Zusätzlichen Klärungsbedarf sieht das ENSI bezüglich Erdbebenfestigkeit des Wohlensee-Staudamms. Das Kernkraftwerk Mühleberg wurde am 1. April 2011 mit einer Verfügung aufgefordert bis zum 30. November 2011 die Erdbebenfestigkeitsnachweise für die Ausrüstungen einzureichen, die für die Beherrschung des 10‘000-jährlichen Erdbebens relevant sind. Dazu zählt auch der Wohlensee-Staudamm. Für diesen wurden keine überarbeiteten Standsicherheitsnachweise eingereicht. Das ENSI verlangt, dass diese bis zum 31. Januar.2012 nachgereicht werden.

Weiter muss das Kernkraftwerk Mühleberg dem ENSI bis 31. Januar 2012 zusätzliche Angaben zur Erdbebenfestigkeit der Reaktorschnellabschaltung liefern.

 

Länderbericht wird von internationalen Experten geprüft

Der EU-Stresstest ist die Antwort der europäischen Staaten mit eigenen Kernkraftwerken auf den Reaktorunfall von Fukushima nach dem Tsunami vom 11. März 2011. Am 1. Juni 2011 hatte das ENSI in einer Verfügung die Betreiber der Schweizer Kernkraftwerke aufgefordert, am EU-Stresstest teilzunehmen. Inhalt und Zeitrahmen hatte die EU-Kommission am 25. Mai 2011 in einer Spezifikation verabschiedet. Geprüft werden sollten folgende Aspekte:

  • Erdbeben
  • Überflutung
  • Extreme Wetterbedingungen
  • Verlust der Stromversorgung und der ultimativen Wärmesenke
  • Notfallmanagement

Die Betreiber haben ihre Berichte innerhalb der Frist bis zum 31. Oktober 2011 beim ENSI eingereicht. Das ENSI hat die Berichte geprüft, zum Länderbericht verarbeitet und fristgerecht am 31. Dezember 2011 der EU-Kommission zugestellt.
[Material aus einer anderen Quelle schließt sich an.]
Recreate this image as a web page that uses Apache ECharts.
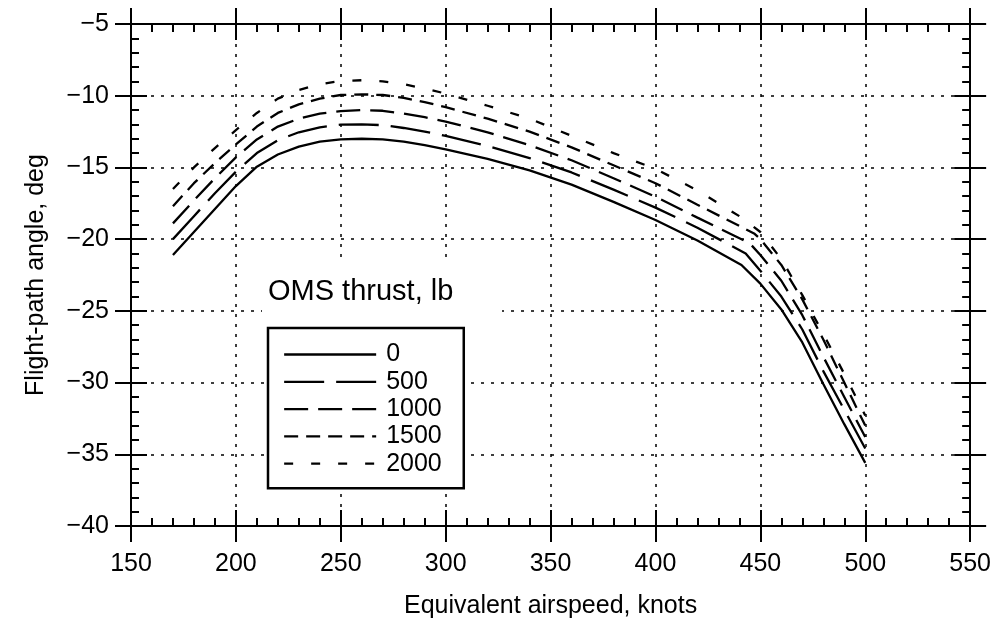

Die nationalen Schlussberichte des EU-Stresstests werden nun einer Sachverständigenprüfung unterzogen, dem so genannten Peer-Review-Prozess, an der Experten anderer Mitgliedstaaten und ein Vertreter der EU-Kommission teilnehmen. Die Europäische Kommission wird dem Europäischen Rat bei seiner Tagung Ende Juni 2012 die Endergebnisse vorlegen.

 

Überprüfungen gehen weiter

Mit dem EU-Stresstest ist die Nachbearbeitung der Folgen von Fukushima in der Schweiz noch nicht abgeschlossen. Bis Ende März 2012 müssen die Betreiber Nachweise zur Beherrschung des 10‘000-jährlichen Erdbebens und zur Kombination von Erdbeben und erdbebenbedingtem Versagen der Stauanlagen im Einflussbereich des Kernkraftwerks erbringen. Diesen Sicherheitsnachweisen werden strengere Gefährdungsannahmen als beim EU-Stresstest unterstellt.

Das ENSI wird die Nachweise der Werke überprüfen. Resultate sind bis Ende Juni zu erwarten. „Sollten die Nachweise ergeben, dass die Sicherheit der Bevölkerung gefährdet ist, wird das ENSI das betroffene Kernkraftwerk ausser Betrieb nehmen lassen, sofern dies die Betreiber nicht schon gemacht haben“, hält Hans Wanner fest.